Earlier this week I attended a retrospective with team I am coaching and watched as a growing scrum master stood up and started the retrospective saying, “Ok guys, I’m going to step completely out of my comfort zone again today.   You didn’t like the activity that we started the retrospective with last time so I’m not going to make you do that again.  Instead, I came up with something else that I hope you will like a little bit better…”

What he did was really cool and very simple.  He asked his team to take a post it note and write down 1-3 words that described how this sprint was different than the previous sprint.  He collected the notes and put them up on the white board in the form of a circle.  The team briefly discussed the items and this allowed both the team and the scrum master to get a feel for their overall perception of the success of the sprint and if the team was moving in a positive or negative direction as far as overall improvement.  This opening “set the stage” activity broke the ice perfectly and gave him a wonderful springboard into his “gather data” activity – which he did with genius style!

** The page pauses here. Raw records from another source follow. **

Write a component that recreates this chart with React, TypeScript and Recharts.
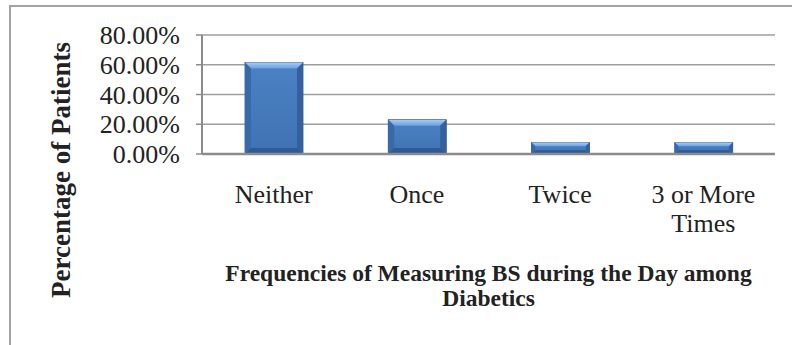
import { BarChart, Bar, XAxis, YAxis, CartesianGrid, Label } from 'recharts';

const categories = ['Neither', 'Once', 'Twice', '3 or More Times'];
const percentages = [61.5, 23.1, 7.7, 7.7];
const yTicks = [0, 20, 40, 60, 80];

const chartData = categories.map((name, i) => ({ name, value: percentages[i] }));

const serif = '"Liberation Serif", "Times New Roman", serif';

// wrap a label into lines of at most maxChars characters
function wrapWords(label: string, maxChars: number) {
  const lines: string[] = [];
  let cur = '';
  label.split(' ').forEach((w) => {
    const next = cur ? cur + ' ' + w : w;
    if (next.length > maxChars && cur) {
      lines.push(cur);
      cur = w;
    } else {
      cur = next;
    }
  });
  if (cur) lines.push(cur);
  return lines;
}

function BevelBar(props: any) {
  const { x, y, width, height } = props;
  if (!height || height <= 0) return null;
  const b = Math.min(6, height / 3);
  return (
    <g>
      <rect x={x} y={y} width={width} height={height} fill="url(#barFace)" stroke="#2b568f" strokeWidth={0.8} />
      <polygon
        points={`${x},${y} ${x + width},${y} ${x + width - b},${y + b} ${x + b},${y + b}`}
        fill="url(#barTop)"
      />
      <polygon
        points={`${x},${y} ${x + b},${y + b} ${x + b},${y + height - b} ${x},${y + height}`}
        fill="#3869a8"
      />
      <polygon
        points={`${x + width},${y} ${x + width - b},${y + b} ${x + width - b},${y + height - b} ${x + width},${y + height}`}
        fill="#33619e"
      />
      <polygon
        points={`${x},${y + height} ${x + b},${y + height - b} ${x + width - b},${y + height - b} ${x + width},${y + height}`}
        fill="#2e5b96"
      />
    </g>
  );
}

function CategoryTick(props: any) {
  const { x, y, payload } = props;
  const lines = wrapWords(String(payload.value), 10);
  return (
    <text textAnchor="middle" fontSize={26} fontFamily={serif} fill="#222">
      {lines.map((line, i) => (
        <tspan key={i} x={x} y={y + 49 + i * 29}>
          {line}
        </tspan>
      ))}
    </text>
  );
}

function XTitle(props: any) {
  const { viewBox } = props;
  const cx = viewBox.x + viewBox.width / 2;
  return (
    <text textAnchor="middle" fontFamily={serif} fontWeight="bold" fontSize={23.5} fill="#222">
      <tspan x={cx} y={281}>Frequencies of Measuring BS during the Day among</tspan>
      <tspan x={cx} y={306}>Diabetics</tspan>
    </text>
  );
}

function YTitle() {
  return (
    <text
      x={61}
      y={170}
      transform="rotate(-90 61 170)"
      textAnchor="middle"
      dominantBaseline="central"
      fontFamily={serif}
      fontWeight="bold"
      fontSize={27}
      fill="#222"
    >
      Percentage of Patients
    </text>
  );
}

export default function App() {
  return (
    <div style={{ position: 'fixed', left: 0, top: 0, width: 792, height: 345, overflow: 'hidden', background: '#fff' }}>
      <div
        style={{
          position: 'absolute',
          left: 9,
          top: 5,
          width: 820,
          height: 400,
          border: '2px solid #a3a3a3',
        }}
      />
      <div style={{ position: 'absolute', left: 0, top: 0 }}>
        <BarChart
          width={792}
          height={345}
          data={chartData}
          margin={{ top: 35, right: 17, left: 0, bottom: 0 }}
        >
          <defs>
            <linearGradient id="barFace" x1="0" y1="0" x2="0" y2="1">
              <stop offset="0%" stopColor="#4b82c4" />
              <stop offset="100%" stopColor="#3f72b2" />
            </linearGradient>
            <linearGradient id="barTop" x1="0" y1="0" x2="0" y2="1">
              <stop offset="0%" stopColor="#a9cdf2" />
              <stop offset="100%" stopColor="#6b9fdc" />
            </linearGradient>
          </defs>
          <CartesianGrid vertical={false} stroke="#9f9f9f" strokeWidth={1.5} />
          <XAxis
            dataKey="name"
            height={191}
            interval={0}
            tickLine={false}
            tickSize={0}
            tickMargin={0}
            axisLine={{ stroke: '#8c8c8c', strokeWidth: 2.5 }}
            tick={<CategoryTick />}
          >
            <Label content={<XTitle />} />
          </XAxis>
          <YAxis
            width={202}
            domain={[0, 80]}
            ticks={yTicks}
            interval={0}
            tickSize={6}
            tickMargin={16}
            tickFormatter={(v: number) => `${v.toFixed(2)}%`}
            tick={{ fontSize: 26, fontFamily: serif, fill: '#222' }}
            axisLine={{ stroke: '#8c8c8c', strokeWidth: 2 }}
            tickLine={{ stroke: '#8c8c8c', strokeWidth: 1.5 }}
          />
          <Bar dataKey="value" barSize={58} shape={<BevelBar />} isAnimationActive={false} />
          <YTitle />
        </BarChart>
      </div>
    </div>
  );
}
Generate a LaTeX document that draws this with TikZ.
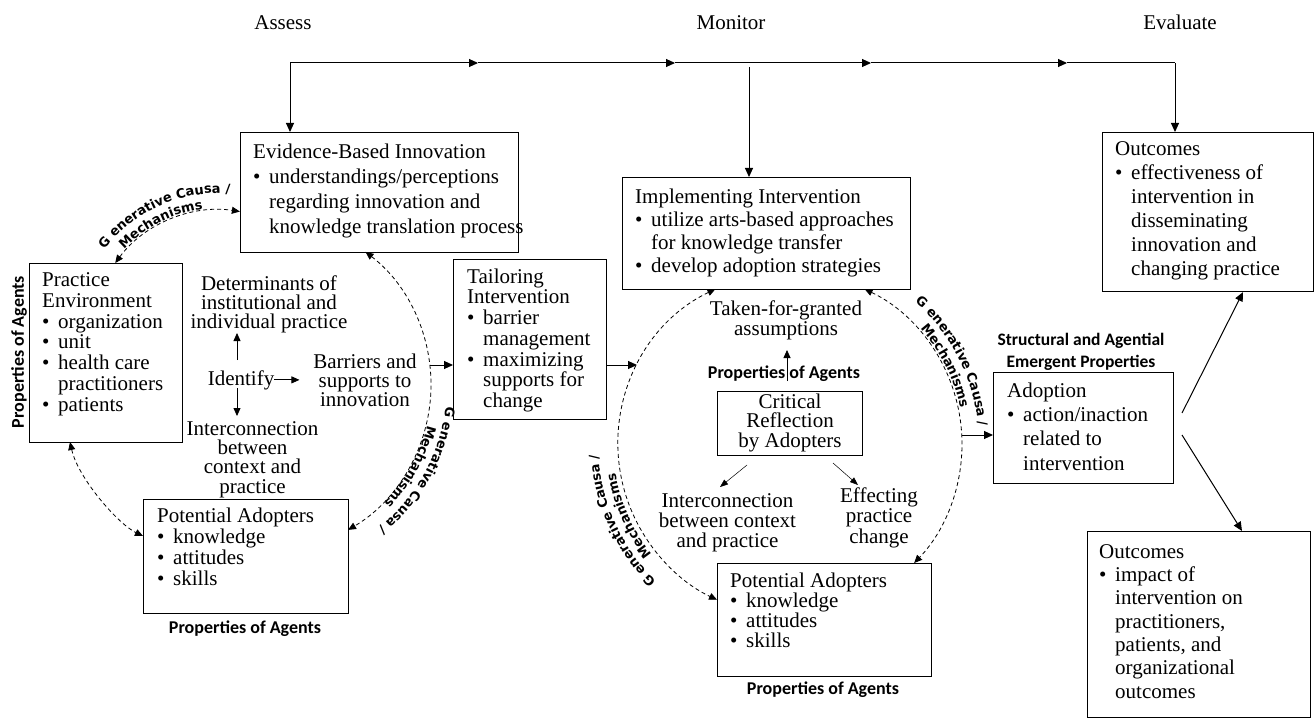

Kyle Duke, who has incredible raw talent to be a great scrum master, proceeded to use the 4L activity (Liked, Learned, Lacked, and Longed For) to draw information and conversation from his team.  I sat on the sidelines astonished as I watched him introduce this in a way that I had never seen before and almost died laughing.  He was amazing.  When he transitioned into this activity, Kyle said, “Ok, team help me out … what are our quadrants?”  He drew four quadrants on the board and proceeded to get the team to “help” him label them.  Since they had only used this method once before no one knew the labels.  It was hilarious to watch Kyle guide them letter by letter into each square until they guessed the labels.

I saw Kyle do other really amazing things like ask for permission from his team to combine post it notes together when he thought that they meant the same thing – instead of just assuming that he could make the decision for the team.  When he wanted to make a clarification on what someone wrote on a post it, he asked, “Do you mind if I write that on here?”  These actions provided a place of safety for his team and also create an environment where the team knows that the scrum master is not a manager of the team, but a member of the team.

I was really proud.  Kyle did a great job.  His team felt safe.  They opened up and talked about the stuff that really mattered and they had a great time.  I love seeing scrum masters coming into their own and really having the courage to do things that are outside of their comfort zone in order to help their teams succeed.  This is true servant leadership in action.  This is scrum.  This is why I love being an agile coach!